Figure scripts:
****

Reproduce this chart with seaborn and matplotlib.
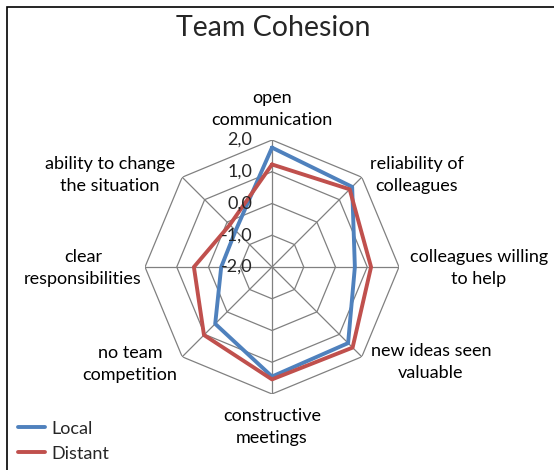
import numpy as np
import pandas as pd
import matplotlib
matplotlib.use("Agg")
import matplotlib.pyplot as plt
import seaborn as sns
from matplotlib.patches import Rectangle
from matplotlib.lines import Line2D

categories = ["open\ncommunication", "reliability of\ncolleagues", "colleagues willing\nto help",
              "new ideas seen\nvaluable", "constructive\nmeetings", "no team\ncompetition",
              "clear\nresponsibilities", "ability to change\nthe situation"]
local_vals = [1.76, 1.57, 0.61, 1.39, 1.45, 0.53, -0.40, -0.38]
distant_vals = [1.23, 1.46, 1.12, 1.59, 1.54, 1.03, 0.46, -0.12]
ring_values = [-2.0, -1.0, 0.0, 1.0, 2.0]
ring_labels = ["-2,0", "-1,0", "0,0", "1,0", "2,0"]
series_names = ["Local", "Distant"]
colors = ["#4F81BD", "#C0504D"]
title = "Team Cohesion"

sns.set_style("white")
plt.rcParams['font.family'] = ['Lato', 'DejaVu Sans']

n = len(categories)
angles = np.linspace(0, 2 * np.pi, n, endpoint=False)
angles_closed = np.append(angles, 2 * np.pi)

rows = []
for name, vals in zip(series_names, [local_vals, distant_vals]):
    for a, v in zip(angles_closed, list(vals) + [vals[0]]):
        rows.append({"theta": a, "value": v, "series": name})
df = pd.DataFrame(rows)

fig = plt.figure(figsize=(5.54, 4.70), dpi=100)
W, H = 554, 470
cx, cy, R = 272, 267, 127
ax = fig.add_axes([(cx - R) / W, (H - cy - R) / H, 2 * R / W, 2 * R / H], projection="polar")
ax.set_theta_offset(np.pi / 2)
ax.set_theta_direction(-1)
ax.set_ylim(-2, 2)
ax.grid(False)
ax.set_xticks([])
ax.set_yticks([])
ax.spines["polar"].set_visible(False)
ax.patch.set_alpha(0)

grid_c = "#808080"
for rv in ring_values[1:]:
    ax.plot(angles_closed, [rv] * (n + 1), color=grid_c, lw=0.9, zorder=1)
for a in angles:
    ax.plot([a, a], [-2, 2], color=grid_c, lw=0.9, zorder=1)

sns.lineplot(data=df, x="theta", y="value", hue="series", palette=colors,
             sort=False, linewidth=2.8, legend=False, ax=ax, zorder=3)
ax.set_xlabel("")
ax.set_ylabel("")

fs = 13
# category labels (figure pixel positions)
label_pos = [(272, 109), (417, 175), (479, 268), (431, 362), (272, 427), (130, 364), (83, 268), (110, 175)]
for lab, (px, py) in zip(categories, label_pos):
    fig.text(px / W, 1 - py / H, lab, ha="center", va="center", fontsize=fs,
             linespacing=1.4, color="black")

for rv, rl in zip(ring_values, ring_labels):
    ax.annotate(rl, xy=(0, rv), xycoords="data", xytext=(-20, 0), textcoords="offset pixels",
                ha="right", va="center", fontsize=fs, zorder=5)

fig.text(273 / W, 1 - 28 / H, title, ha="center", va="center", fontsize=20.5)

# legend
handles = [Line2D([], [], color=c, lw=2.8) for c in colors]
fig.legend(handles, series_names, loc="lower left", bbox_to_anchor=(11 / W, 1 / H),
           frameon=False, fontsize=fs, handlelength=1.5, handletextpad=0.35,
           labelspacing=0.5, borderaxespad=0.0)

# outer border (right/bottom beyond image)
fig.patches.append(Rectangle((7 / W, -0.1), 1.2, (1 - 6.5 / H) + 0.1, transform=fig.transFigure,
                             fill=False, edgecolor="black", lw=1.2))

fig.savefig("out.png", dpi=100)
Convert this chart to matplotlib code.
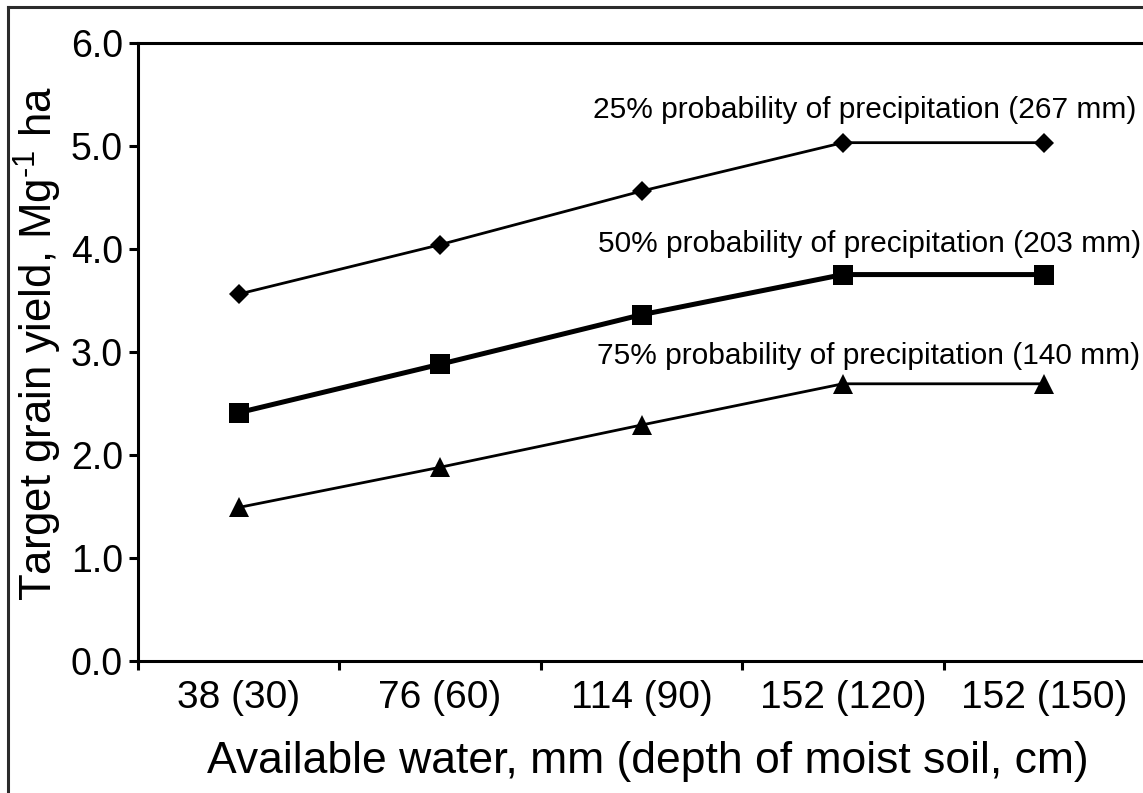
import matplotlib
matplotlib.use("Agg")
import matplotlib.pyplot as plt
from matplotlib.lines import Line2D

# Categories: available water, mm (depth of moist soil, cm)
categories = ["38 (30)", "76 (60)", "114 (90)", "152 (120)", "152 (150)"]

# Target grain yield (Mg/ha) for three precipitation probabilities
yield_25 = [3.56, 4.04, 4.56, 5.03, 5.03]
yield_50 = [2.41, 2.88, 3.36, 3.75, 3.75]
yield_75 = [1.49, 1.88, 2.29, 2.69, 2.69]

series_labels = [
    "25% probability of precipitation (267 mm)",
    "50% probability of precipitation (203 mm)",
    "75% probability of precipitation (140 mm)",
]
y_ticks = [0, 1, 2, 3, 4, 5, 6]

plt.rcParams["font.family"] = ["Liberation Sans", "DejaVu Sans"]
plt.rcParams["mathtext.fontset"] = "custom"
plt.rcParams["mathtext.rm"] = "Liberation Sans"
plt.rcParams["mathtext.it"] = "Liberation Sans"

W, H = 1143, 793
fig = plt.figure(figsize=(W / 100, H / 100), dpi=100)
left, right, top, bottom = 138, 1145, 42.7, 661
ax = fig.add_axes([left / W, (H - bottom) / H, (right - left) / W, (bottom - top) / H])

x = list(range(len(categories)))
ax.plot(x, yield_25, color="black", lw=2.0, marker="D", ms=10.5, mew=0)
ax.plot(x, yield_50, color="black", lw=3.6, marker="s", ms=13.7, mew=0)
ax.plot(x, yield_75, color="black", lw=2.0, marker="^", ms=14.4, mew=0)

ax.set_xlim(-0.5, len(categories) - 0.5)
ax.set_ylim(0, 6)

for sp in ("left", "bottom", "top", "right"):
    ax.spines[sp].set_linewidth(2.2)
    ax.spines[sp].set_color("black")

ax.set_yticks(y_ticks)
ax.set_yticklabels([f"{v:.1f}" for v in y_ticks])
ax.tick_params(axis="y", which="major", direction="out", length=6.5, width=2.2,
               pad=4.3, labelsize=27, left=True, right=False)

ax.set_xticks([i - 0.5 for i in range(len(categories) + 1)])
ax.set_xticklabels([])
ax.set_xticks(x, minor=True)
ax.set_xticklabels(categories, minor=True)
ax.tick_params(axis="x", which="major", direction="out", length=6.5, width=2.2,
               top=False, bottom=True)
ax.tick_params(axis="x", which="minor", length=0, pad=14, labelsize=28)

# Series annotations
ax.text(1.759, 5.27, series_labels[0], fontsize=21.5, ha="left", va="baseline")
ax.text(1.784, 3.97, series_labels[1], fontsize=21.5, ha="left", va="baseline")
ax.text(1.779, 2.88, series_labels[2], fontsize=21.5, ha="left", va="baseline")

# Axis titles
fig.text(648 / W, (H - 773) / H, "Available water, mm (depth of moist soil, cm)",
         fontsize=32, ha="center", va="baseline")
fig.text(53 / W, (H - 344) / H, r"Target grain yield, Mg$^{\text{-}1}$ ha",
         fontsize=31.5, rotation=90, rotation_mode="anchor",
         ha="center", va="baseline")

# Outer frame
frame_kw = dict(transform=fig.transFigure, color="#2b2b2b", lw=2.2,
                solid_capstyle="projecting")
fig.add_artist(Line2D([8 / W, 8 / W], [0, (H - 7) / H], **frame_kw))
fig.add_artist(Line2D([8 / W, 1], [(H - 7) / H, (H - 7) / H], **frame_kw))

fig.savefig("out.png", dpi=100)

****

• REQUEST: Gather all the lines that include the word "this" and copy them out.

• ANSWER IN FULL:
Reproduce this chart with seaborn and matplotlib.
Convert this chart to matplotlib code.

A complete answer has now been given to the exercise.